|
I'm not much familiar with classifiers' cost functions. So I would like to know how much better are their performances. If I use least squares (minimum error entropy, correntropy and things like that which works quite well for regression) to train a classifier should I expect much worse performance than cross-entropy for softmax or hinge loss for SV??? Please point me some benchmarked comparisons if possible. |
|
When you fool around empirically, you'll be shocked that least squares, cross entropy and hinge all do roughly the same (and I think liblinear implements all of them, so it's easy to try). After reflecting a bit, you'll end up with thoughts like this blog post from Hal Daume : maybe SVM does better, if you tweak the parameter. If you want to see the theory, check out Are all Loss functions the same Lorenzo Rosasco et al, Neural Computation, May 2004, Vol. 16, No. 5, Pages 1063-1076 Great blog post that one you posted. It captured the exact feeling I was starting to have with all those exoteric hyperparameter selection.
(Jun 21 '13 at 15:26)
edersantana
|
|
Recent empirical work seems to suggest that at least for the classical Deep Learning tasks, the squared hinge loss does a better job than the traditionally used cross entropy loss on the output layer of a deep neural network. |
Just found Charlie Tang's results showing better performance of Hinge loss + SV over cross-entropy + softmax http://arxiv.org/pdf/1306.0239v1.pdf. I just don't have clue of how those functions differently slice feature space.

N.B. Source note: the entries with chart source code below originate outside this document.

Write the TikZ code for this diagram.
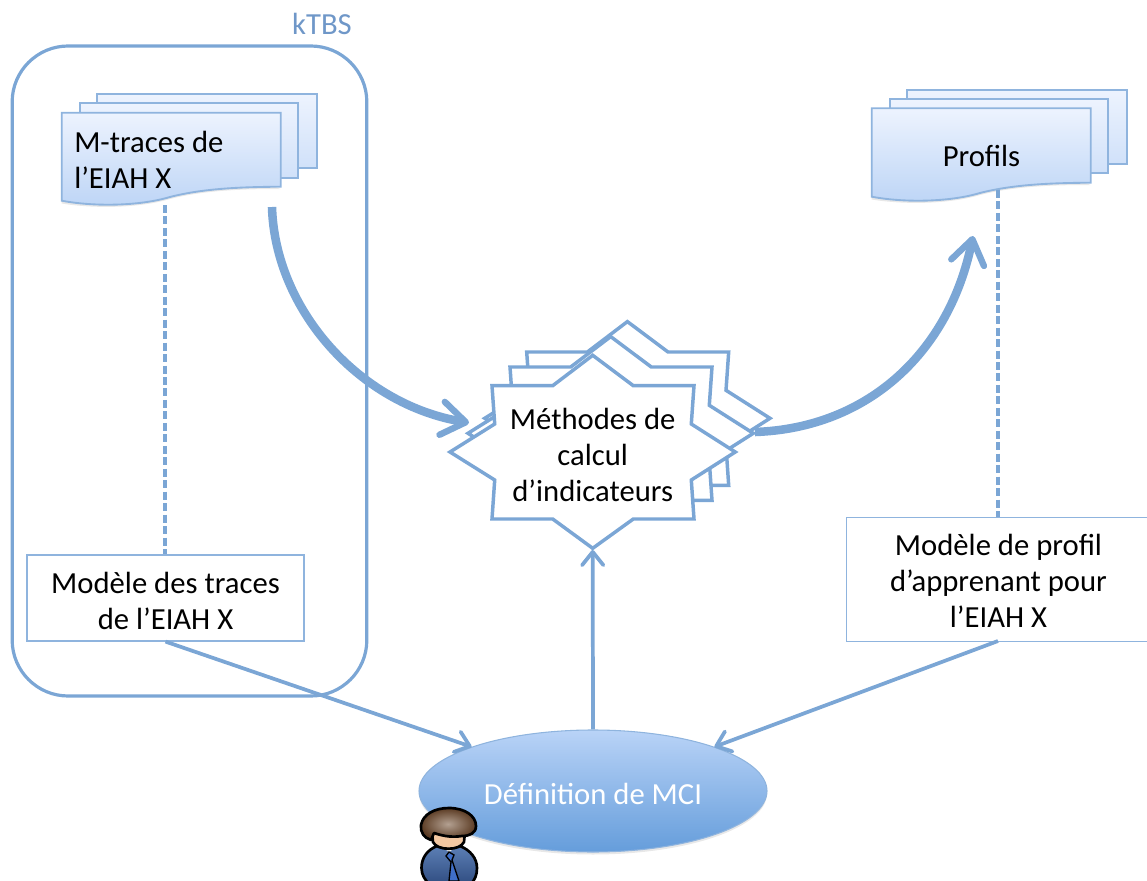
\documentclass[tikz,border=0pt]{standalone}
\usepackage{fontspec}
\setmainfont{Carlito}
\usetikzlibrary{arrows.meta,shapes.geometric,calc}
\definecolor{lineblue}{HTML}{7BA6D5}
\definecolor{edgeblue}{HTML}{8FB4DE}
\definecolor{ktbsblue}{HTML}{6F97C8}
\definecolor{doctop}{HTML}{EDF3FE}
\definecolor{docbot}{HTML}{BDD5F6}
\definecolor{elltop}{HTML}{B9D3F7}
\definecolor{ellbot}{HTML}{659DDB}
\definecolor{suitlight}{HTML}{5C7FB5}
\definecolor{suitdark}{HTML}{2F4C80}
\definecolor{tieblue}{HTML}{3F6FC8}
\definecolor{skin}{HTML}{F3C8A2}
\definecolor{hairlight}{HTML}{B3A091}
\definecolor{hairdark}{HTML}{5A3A22}
\tikzset{
  x=0.75pt,y=-0.75pt,
  txt/.style={font=\fontsize{23}{27}\selectfont,align=center,text=black,inner sep=0pt},
  docback/.style={draw=edgeblue,line width=1.4pt,top color=doctop,bottom color=docbot!60!doctop},
  docfront/.style={draw=edgeblue,line width=1.4pt,top color=doctop,bottom color=docbot},
  softshadow/.style={fill=black,opacity=0.09,draw=none},
  starshape/.style={draw=lineblue,line width=2.6pt,fill=white,line join=miter},
  modelbox/.style={draw=edgeblue,line width=0.9pt,fill=white,inner sep=0pt,font=\fontsize{23}{27}\selectfont,align=center},
  thinarrow/.style={draw=lineblue,line width=2.8pt,-{Straight Barb[length=10pt,width=16pt,line width=2.8pt,round]}},
  thickarrow/.style={draw=lineblue,line width=6.4pt,-{Straight Barb[length=18pt,width=25pt,line width=4.8pt,round]}},
  dashconn/.style={draw=lineblue,line width=3pt,dash pattern=on 6pt off 2.6pt},
  outlined/.style={draw=black,line width=2pt,line join=round}
}
\newcommand{\starpath}{(592.7,355.3) -- (552.7,385.7) -- (492,385.7) -- (494.7,424) -- (450,452) -- (494.7,480) -- (492,519) -- (552.7,519) -- (592.7,548.3) -- (633.3,519) -- (694,519) -- (691.3,480) -- (735.3,452) -- (691.3,424) -- (694,385.7) -- (633.3,385.7) -- cycle}
\begin{document}
\begin{tikzpicture}
\useasboundingbox (0,0) rectangle (1147,881);
% kTBS container
\node[draw=lineblue,line width=2.4pt,rounded corners=42pt,minimum width=266pt,minimum height=487.5pt,inner sep=0pt] (ktbs) at (189.5,371) {};
\node[font=\fontsize{23}{24}\selectfont,text=ktbsblue,inner sep=0pt] (ktbslabel) at (322,24) {kTBS};

% M-traces stack
\path[docback] (96.7,94) rectangle (316.7,168.3);
\path[docback] (80,103) rectangle (297.6,177.7);
\fill[softshadow] (61.7,115) -- (61.7,203.5) .. controls (95,209) and (140,208) .. (170,199) .. controls (205,190) and (245,189) .. (280.7,189) -- cycle;
\path[docfront] (61.7,112.7) -- (280.7,112.7) -- (280.7,186.7) .. controls (245,187) and (205,188) .. (170,197) .. controls (140,206) and (95,207) .. (61.7,200.7) -- cycle;
\node[txt,align=left,anchor=west] (mtraces) at (74,160) {M-traces de\\l’EIAH X};
\coordinate (mtbottom) at (165,205);
\coordinate (mtout) at (272,207);

% Profils stack
\path[docback] (906.7,89.7) rectangle (1126.7,164);
\path[docback] (889.7,99) rectangle (1107.7,173);
\fill[softshadow] (871.7,110) -- (871.7,199.5) .. controls (905,205) and (950,204) .. (980,195) .. controls (1015,186) and (1055,185) .. (1090.7,185) -- cycle;
\path[docfront] (871.7,108.3) -- (1090.7,108.3) -- (1090.7,182.7) .. controls (1055,183) and (1015,184) .. (980,193) .. controls (950,202) and (905,203) .. (871.7,196.7) -- cycle;
\node[txt] (profils) at (981.5,156) {Profils};
\coordinate (pfbottom) at (998,190);
\coordinate (pfin) at (973,236);

% Star stack
\begin{scope}[shift={(34.7,-33.7)}]\path[starshape] \starpath;\end{scope}
\begin{scope}[shift={(18,-18.7)}]\path[starshape] \starpath;\end{scope}
\path[starshape] \starpath;
\node[txt] (methodes) at (592.7,454.5) {Méthodes de\\calcul\\d’indicateurs};
\coordinate (stbottom) at (592.7,550);
\coordinate (stleft) at (469,422.7);
\coordinate (stright) at (755,432);

% Model boxes
\node[modelbox,minimum width=207.75pt,minimum height=64.5pt] (modeltraces) at (165.5,598) {};
\node[txt] (modeltracestext) at (165.5,600.5) {Modèle des traces\\de l’EIAH X};
\node[modelbox,minimum width=225.75pt,minimum height=93pt,anchor=north west] (modelprofil) at (846,517) {};
\node[txt] (modelprofiltext) at (998.5,581) {Modèle de profil\\d’apprenant pour\\l’EIAH X};
\coordinate (mpsouth) at (998,641);
\coordinate (mpnorth) at (998,517);

% Ellipse
\fill[black,opacity=0.09] (593,793.5) ellipse [x radius=174,y radius=61];
\node[ellipse,draw=edgeblue,line width=0.8pt,top color=elltop,bottom color=ellbot,minimum width=261pt,minimum height=91.5pt,inner sep=0pt] (mci) at (593,791) {};
\node[inner sep=0pt,text=white,font=\fontsize{23}{24}\selectfont] (mcitext) at (593,793.5) {Définition de MCI};

% Connectors
\draw[dashconn] (mtbottom) -- (modeltraces.north -| mtbottom);
\draw[dashconn,line width=2.6pt] (pfbottom) -- (mpnorth);
\draw[thinarrow] (modeltraces.south) -- (mci.160);
\draw[thinarrow] (mpsouth) -- (mci.20);
\draw[thinarrow] (mci.north) -- (stbottom);
\draw[thickarrow] (mtout) .. controls (275,310) and (360,405) .. (stleft);
\draw[thickarrow] (stright) .. controls (870,428) and (950,350) .. (pfin);

% Person
\begin{scope}
\clip (400,800) rectangle (500,881);
\path[outlined,top color=suitlight,bottom color=suitdark] (437,846) .. controls (427,850) and (421.5,858) .. (421.5,868) .. controls (421.5,875) and (425,880) .. (430,885) -- (470,885) .. controls (475,880) and (477,875) .. (477,868) .. controls (477,858) and (470,850) .. (460,846) -- cycle;
\fill[white!85!gray] (449,852) -- (441,846) -- (458,846) -- cycle;
\path[draw=black,line width=1pt,fill=tieblue] (449,852) -- (454,855) -- (452,860) -- (459,881) -- (449,881) -- (451,862) -- (446,856) -- cycle;
\path[outlined,fill=skin] (432,832) -- (465,832) -- (464,842) .. controls (460,851) and (437,851) .. (433,842) -- cycle;
\path[outlined,inner color=hairlight,outer color=hairdark] (431,840) .. controls (424,838) and (420,832) .. (421,825) .. controls (423,814) and (435,808) .. (449,808) .. controls (465,808) and (476,816) .. (476,826) .. controls (476,833) and (470,836) .. (462,836) .. controls (450,838) and (440,835) .. (434,833) -- cycle;
\end{scope}
\end{tikzpicture}
\end{document}
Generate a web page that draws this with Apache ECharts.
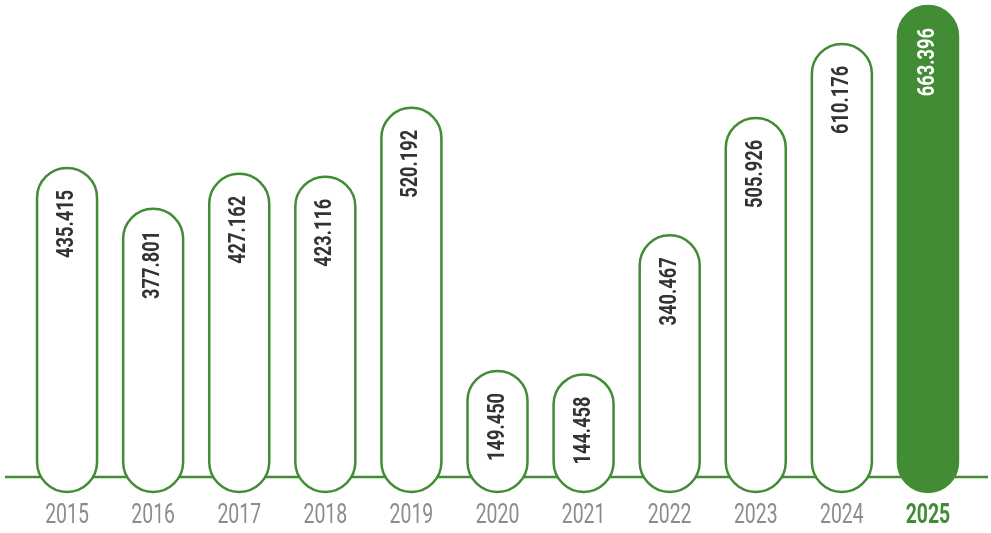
<!DOCTYPE html>
<html>
<head>
<meta charset="utf-8">
<script src="https://cdn.jsdelivr.net/npm/echarts@6/dist/echarts.min.js"></script>
<style>
html,body{margin:0;padding:0;background:#fff;}
#chart{width:991px;height:533px;}
</style>
</head>
<body>
<div id="chart"></div>
<script>
var years = ['2015','2016','2017','2018','2019','2020','2021','2022','2023','2024','2025'];
var values = [435.415, 377.801, 427.162, 423.116, 520.192, 149.450, 144.458, 340.467, 505.926, 610.176, 663.396];
var labels = ['435.415','377.801','427.162','423.116','520.192','149.450','144.458','340.467','505.926','610.176','663.396'];

var green = '#418c35';
var font = 'Roboto, sans-serif';
var last = years.length - 1;

var myChart = echarts.init(document.getElementById('chart'));
myChart.setOption({
	animation: false,
	grid: { left: 24, right: 20, top: 0, bottom: 56 },
	xAxis: {
		type: 'category',
		data: years,
		axisLine: { show: false },
		axisTick: { show: false },
		axisLabel: { show: false }
	},
	yAxis: { type: 'value', min: 0, max: 672, show: false, splitLine: { show: false } },
	graphic: [{
		type: 'line', z: 0,
		shape: { x1: 5, y1: 477, x2: 988, y2: 477 },
		style: { stroke: green, lineWidth: 2.5 }
	}],
	series: [{
		type: 'custom',
		z: 5,
		data: values.map(function (v, i) { return [i, v]; }),
		encode: { x: 0, y: 1 },
		renderItem: function (params, api) {
			var i = params.dataIndex;
			var top = api.coord([api.value(0), api.value(1)]);
			var base = api.coord([api.value(0), 0]);
			var w = 60;
			var bottom = base[1] + 15;
			var filled = i === last;
			return {
				type: 'group',
				children: [{
					type: 'rect',
					shape: { x: top[0] - w / 2, y: top[1], width: w, height: bottom - top[1], r: w / 2 },
					style: { fill: filled ? green : '#fff', stroke: green, lineWidth: 2.5 }
				}, {
					// valeur, verticale dans la pilule
					type: 'text',
					x: top[0],
					y: top[1] + 22,
					rotation: Math.PI / 2,
					scaleX: 0.76,
					style: {
						text: labels[i],
						align: 'right',
						verticalAlign: 'middle',
						fontFamily: font,
						fontWeight: 'bold',
						fontSize: 24,
						fill: filled ? '#fff' : '#333'
					}
				}, {
					// annee sous l'axe
					type: 'text',
					x: base[0],
					y: base[1] + 39,
					scaleX: 0.72,
					style: {
						text: years[i],
						align: 'center',
						verticalAlign: 'middle',
						fontFamily: font,
						fontWeight: filled ? 'bold' : 'normal',
						fontSize: 27,
						fill: filled ? green : '#8c8c8c'
					}
				}]
			};
		}
	}]
});
</script>
</body>
</html>
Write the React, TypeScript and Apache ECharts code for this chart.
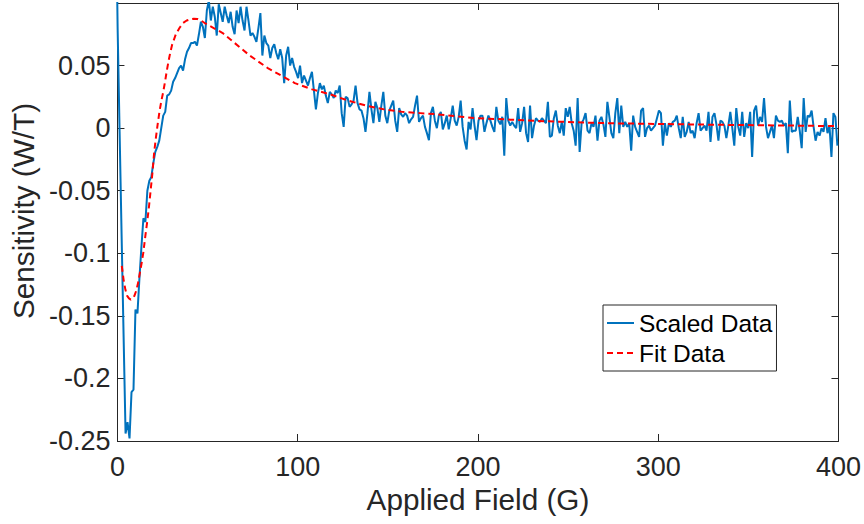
import React, { useEffect, useRef } from "react";
import * as echarts from "echarts";

// ---- data ----
const FIELD_START = -1.0; // G, first sample (clipped by the axis)
const FIELD_STEP = 1.1; // G between samples

const scaledData: number[] = [
  // 0 .. 93
  0.2, 0.08, -0.003, -0.085, -0.165, -0.244, -0.235, -0.248, -0.211, -0.209,
  -0.145, -0.148, -0.12, -0.095, -0.072, -0.075, -0.05, -0.042, -0.039, -0.028,
  -0.019, -0.015, -0.01, 0.0, 0.01, 0.013, 0.026, 0.027, 0.03, 0.037,
  0.04, 0.044, 0.048, 0.05, 0.046, 0.055, 0.061, 0.064, 0.068, 0.068,
  0.069, 0.066, 0.075, 0.085, 0.081, 0.072, 0.094, 0.102, 0.086, 0.097,
  0.089, 0.074, 0.099, 0.092, 0.085, 0.097, 0.09, 0.084, 0.093, 0.081,
  0.075, 0.094, 0.084, 0.097, 0.086, 0.078, 0.097, 0.086, 0.074, 0.076,
  0.073, 0.069, 0.08, 0.092, 0.058, 0.074, 0.068, 0.066, 0.056, 0.064,
  0.067, 0.06, 0.055, 0.063, 0.056, 0.036, 0.058, 0.065, 0.05, 0.056,
  0.049, 0.045, 0.04, 0.05,
  // 94 .. 182
  0.036, 0.042, 0.038, 0.034, 0.04, 0.045, 0.03, 0.015, 0.028, 0.036,
  0.031, 0.034, 0.026, 0.02, 0.029, 0.027, 0.024, 0.03, 0.028, 0.034,
  0.012, 0.001, 0.025, 0.024, 0.017, 0.019, 0.022, 0.034, 0.02, 0.015,
  0.014, 0.008, -0.003, 0.012, 0.029, 0.015, 0.004, 0.021, 0.016, 0.005,
  0.018, 0.029, 0.01, 0.004, 0.014, 0.018, 0.022, 0.006, -0.003, 0.016,
  0.011, 0.009, 0.012, 0.01, 0.004, 0.007, 0.009, 0.018, 0.026, 0.005,
  0.008, 0.01, 0.001, -0.004, -0.0096, 0.012, 0.017, 0.006, 0.0, 0.01,
  0.013, -0.001, 0.004, 0.01, -0.001, 0.008, 0.018, 0.006, 0.002, 0.009,
  0.022, 0.001, -0.01, -0.017, 0.005, -0.001, 0.016, 0.002, -0.0096,
  // 183 .. 273
  0.006, 0.01, 0.01, -0.003, 0.004, 0.01, 0.006, 0.001, -0.003, 0.017,
  0.006, 0.003, 0.009, -0.022, 0.024, 0.006, 0.002, 0.005, 0.002, 0.0,
  0.016, -0.003, 0.004, 0.017, -0.004, -0.011, 0.018, -0.008, 0.002, 0.008,
  0.006, 0.005, 0.008, 0.006, 0.004, 0.021, -0.007, -0.006, 0.008, 0.014,
  0.002, -0.004, 0.005, -0.006, 0.016, 0.009, 0.017, 0.004, -0.002, -0.014,
  0.024, -0.019, 0.004, 0.007, 0.012, -0.002, -0.004, 0.004, 0.001, 0.01,
  -0.01, 0.006, 0.009, 0.003, -0.007, 0.021, 0.009, -0.004, -0.008, 0.012,
  0.024, -0.004, 0.018, 0.001, 0.005, 0.001, 0.004, -0.018, 0.01, 0.001,
  -0.003, -0.007, 0.014, 0.016, -0.007, 0.0, 0.002, -0.002, 0.0, 0.002,
  0.008,
  // 274 .. 364
  0.014, 0.012, -0.014, 0.004, -0.006, 0.004, 0.001, 0.005, 0.006, 0.01,
  0.0, -0.008, 0.009, -0.007, -0.003, 0.005, -0.004, -0.002, -0.008, 0.004,
  0.012, -0.002, 0.0, 0.002, -0.002, 0.013, -0.011, 0.009, 0.012, 0.003,
  -0.01, 0.006, 0.005, 0.002, -0.008, 0.002, 0.013, 0.0, -0.014, 0.016,
  0.001, -0.006, 0.013, -0.007, 0.004, 0.0, 0.013, -0.023, 0.014, 0.018,
  0.002, 0.009, 0.005, 0.024, 0.001, -0.008, -0.003, 0.002, -0.008, 0.01,
  0.006, 0.005, 0.006, 0.002, 0.004, -0.02, 0.022, -0.003, -0.002, -0.002,
  0.009, -0.002, -0.016, 0.024, -0.003, 0.01, 0.009, 0.014, 0.001, -0.01,
  -0.003, -0.006, 0.0, -0.003, 0.008, -0.004, 0.002, -0.023, 0.012, 0.009,
  -0.014,
];

const fitField: number[] = [
  2.4, 3.4, 4.4, 5.4, 6.4, 7.4, 8.4, 9.4, 10.4, 11.4, 12.4, 13.4, 14.4, 15.4,
  16.4, 17.4, 18.4, 19.4, 20.4, 21.4, 22.4, 23.4, 24.4, 25.4, 26.4, 27.4, 28.4,
  29.4, 30.4, 31.4, 32.4, 34.4, 36.4, 38.4, 40.4, 42.4, 44.4, 46.4, 48.4, 53.4,
  58.4, 63.4, 68.4, 73.4, 78.4, 83.4, 88.4, 93.4, 98.4, 108, 118, 128, 138, 148,
  158, 168, 178, 188, 198, 218, 238, 258, 278, 298, 318, 338, 358, 378, 400,
];
const fitValue: number[] = [
  -0.11, -0.121, -0.129, -0.134, -0.136, -0.137, -0.136, -0.134, -0.13, -0.124,
  -0.116, -0.108, -0.099, -0.087, -0.076, -0.064, -0.05, -0.036, -0.019, -0.007,
  0.004, 0.014, 0.022, 0.029, 0.037, 0.046, 0.054, 0.061, 0.067, 0.071, 0.075,
  0.08, 0.084, 0.086, 0.087, 0.0875, 0.0872, 0.086, 0.084,
  0.08, 0.076, 0.07, 0.064, 0.058, 0.053, 0.048, 0.044, 0.04, 0.036,
  0.031, 0.027, 0.022, 0.018, 0.015, 0.013, 0.012, 0.011, 0.0095, 0.008,
  0.0068, 0.0055, 0.0045, 0.0038, 0.0034, 0.003, 0.0026, 0.0023, 0.002,
  0.0016,
];

const xTicks = { min: 0, max: 400, interval: 100 };
const yTicks = { min: -0.25, max: 0.1, interval: 0.05 };

const seriesNames = ["Scaled Data", "Fit Data"];
const axisTitles = { x: "Applied Field (G)", y: "Sensitivity (W/T)" };

// ---- styling ----
const FONT = "'Liberation Sans', Arial, Helvetica, sans-serif";
const INK = "#262626";

export default function App() {
  const ref = useRef<HTMLDivElement>(null);

  useEffect(() => {
    document.body.style.margin = "0";
    const chart = echarts.init(ref.current!, null, { renderer: "svg" });

    const scaledPairs = scaledData.map((v, i) => [
      +(FIELD_START + FIELD_STEP * i).toFixed(2),
      v,
    ]);
    const fitPairs = fitField.map((x, i) => [x, fitValue[i]]);

    const axisLine = { show: true, onZero: false, lineStyle: { color: INK, width: 1 } };
    const tick = { show: true, inside: true, length: 7, lineStyle: { color: INK, width: 1 } };

    const fmtY = (v: number) => {
      if (Math.abs(v - yTicks.max) < 1e-9) return "";
      return String(parseFloat(v.toFixed(2)));
    };

    chart.setOption({
      animation: false,
      backgroundColor: "#ffffff",
      grid: { left: 116, right: 25, top: 3, bottom: 83, containLabel: false },
      legend: {
        data: seriesNames.map((name) => ({ name, itemStyle: { opacity: 0 } })),
        orient: "vertical",
        left: 603,
        top: 305,
        padding: [5, 4, 5, 3],
        itemGap: 4,
        itemWidth: 27,
        itemHeight: 14,
        borderColor: INK,
        borderWidth: 1,
        backgroundColor: "#ffffff",
        itemStyle: { opacity: 0 },
        textStyle: { fontFamily: FONT, fontSize: 24.5, color: "#000", lineHeight: 26 },
      },
      xAxis: [
        {
          type: "value",
          position: "bottom",
          ...xTicks,
          axisLine,
          axisTick: tick,
          splitLine: { show: false },
          axisLabel: { margin: 12, fontFamily: FONT, fontSize: 27, color: INK },
          name: axisTitles.x,
          nameLocation: "middle",
          nameGap: 41,
          nameTextStyle: { fontFamily: FONT, fontSize: 29.7, color: INK },
        },
        {
          type: "value",
          position: "top",
          ...xTicks,
          axisLine,
          axisTick: tick,
          splitLine: { show: false },
          axisLabel: { show: false },
        },
      ],
      yAxis: [
        {
          type: "value",
          position: "left",
          ...yTicks,
          axisLine,
          axisTick: tick,
          splitLine: { show: false },
          axisLabel: { margin: 7, fontFamily: FONT, fontSize: 27, color: INK, formatter: fmtY },
          name: axisTitles.y,
          nameLocation: "middle",
          nameGap: 68,
          nameTextStyle: { fontFamily: FONT, fontSize: 29.7, color: INK, padding: [0, 0, 0, 22] },
        },
        {
          type: "value",
          position: "right",
          ...yTicks,
          axisLine,
          axisTick: tick,
          splitLine: { show: false },
          axisLabel: { show: false },
        },
      ],
      series: [
        {
          name: seriesNames[0],
          type: "line",
          data: scaledPairs,
          showSymbol: false,
          symbol: "none",
          clip: true,
          lineStyle: { color: "#0072BD", width: 2 },
          itemStyle: { color: "#0072BD" },
          z: 2,
        },
        {
          name: seriesNames[1],
          type: "line",
          data: fitPairs,
          showSymbol: false,
          symbol: "none",
          clip: true,
          lineStyle: { color: "#FF0000", width: 2, type: [6, 4] },
          itemStyle: { color: "#FF0000" },
          z: 3,
        },
      ],
    });

    return () => chart.dispose();
  }, []);

  return <div ref={ref} style={{ width: 864, height: 524 }} />;
}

Sum of squared errors is definitely the worst because it is very sensitive to outliers.
Also, unless you clip the least squares loss, it can penalize you for being on the correct side of the margin, which is obviously silly for classification.
Actually, sum of squares is better than cross entropy if you have wrongly labeled data. It's referred to as "soft zero one loss", as it approaches the zero one loss if you anneal a hyper parameter in it. Cross entropy punishes wrongly labelled data exponentially, while sum of squares only does so quadratically and up to 1 (since one still squashes the outputs to (0, 1)).